The institute is going to come up on the land adjacent to Waiba’s house.
Waiba said the institute would train students on folk, modern and classical music and dance. “It will not be confined to Nepali folk music, though our main focus will be on researching, reviving and conserving that art form.”
She added: “Apart from other Indian cultures, there will be courses on Western and Oriental music too. Since I travel around the world a lot, I hope to get experienced artistes and music teachers to offer short and long-term courses at the centre.”
The dream project would include a welfare trust for aged and retired singers. “Ambar Gurung (a fellow singer) once joked: ‘What will we do when we are no longer able to sing — open a paan shop?’ The trust will provide some security to artistes when they are no longer able to perform.”

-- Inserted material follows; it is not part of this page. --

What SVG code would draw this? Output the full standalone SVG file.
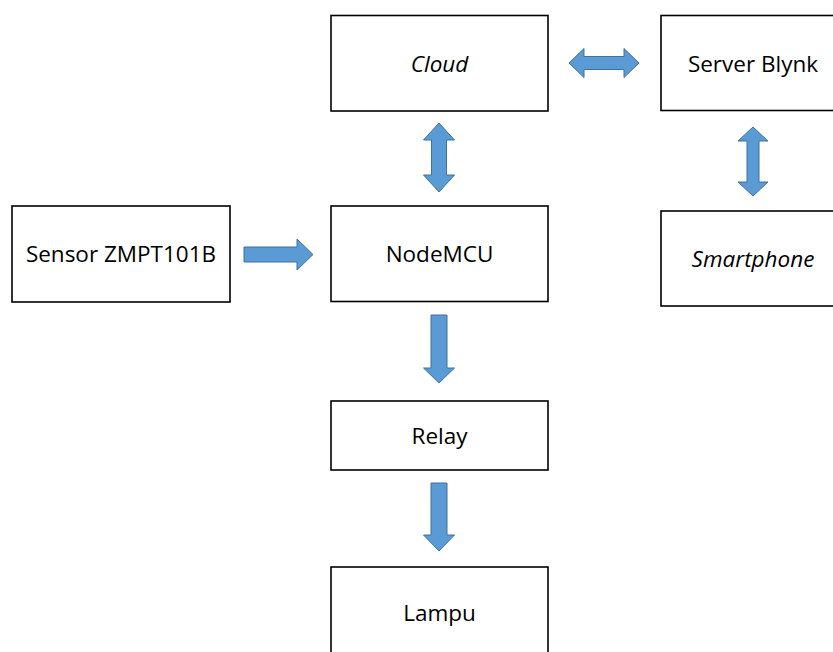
<svg xmlns="http://www.w3.org/2000/svg" width="833" height="652" viewBox="0 0 833 652">
<style>
.box{fill:#fff;stroke:#000;stroke-width:1.6}
.lbl{font-family:"Open Sans","Liberation Sans",sans-serif;font-size:22.5px;fill:#000;text-anchor:middle}
.it{font-style:italic}
.arr{fill:#5B9BD5;stroke:#41719C;stroke-width:1}
</style>
<rect width="833" height="652" fill="#fff"/>
<g id="cloud"><rect class="box" x="331" y="15.5" width="217" height="95.5"/><text class="lbl it" x="439.5" y="72">Cloud</text></g>
<g id="server-blynk"><rect class="box" x="661" y="15.5" width="190" height="95"/><text class="lbl" x="753" y="72">Server Blynk</text></g>
<g id="sensor"><rect class="box" x="12" y="206" width="218" height="96"/><text class="lbl" x="121" y="262">Sensor ZMPT101B</text></g>
<g id="nodemcu"><rect class="box" x="331" y="206" width="217" height="95.5"/><text class="lbl" x="439.5" y="262">NodeMCU</text></g>
<g id="smartphone"><rect class="box" x="661" y="211" width="190" height="95"/><text class="lbl it" x="753" y="267">Smartphone</text></g>
<g id="relay"><rect class="box" x="331" y="401" width="217" height="69"/><text class="lbl" x="439.5" y="444">Relay</text></g>
<g id="lampu"><rect class="box" x="331" y="567" width="217" height="100"/><text class="lbl" x="439.5" y="621">Lampu</text></g>
<g id="connectors">
<polygon class="arr" points="569,63 584,48.5 584,56.5 624,56.5 624,48.5 639,63 624,77.5 624,69.5 584,69.5 584,77.5"/>
<polygon class="arr" points="439,123 454.5,140 446.5,140 446.5,175 454.5,175 439,192 423.5,175 431.5,175 431.5,140 423.5,140"/>
<polygon class="arr" points="753,127 768,141 759,141 759,182 768,182 753,196 738,182 747,182 747,141 738,141"/>
<polygon class="arr" points="244,247 297,247 297,239 313,254.5 297,270 297,262 244,262"/>
<polygon class="arr" points="431,315 447,315 447,368 454.5,368 439,383 423.5,368 431,368"/>
<polygon class="arr" points="431,483 447,483 447,535 454.5,535 439,551 423.5,535 431,535"/>
</g>
</svg>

Waiba, who is the sole Grade A Nepali folk singer with All India Radio, originally hails from Ambotia near Kurseong. She became an overnight star in India and Nepal with her songs “Phariya Lyayi diyechhan ghanananana” and “Ora daudi jaanda, para daudi jaand” in 1965.
Waiba has bagged several awards both in India and Nepal, including the Mitrasen Purashkar, Agham Singh Giri Purashkar and Gorkha Saheed Sewa Samiti’s Lifetime Achievement Award. She is the only Nepali folk singer to have cut albums (in 1974 and 1978) with HMV, Calcutta.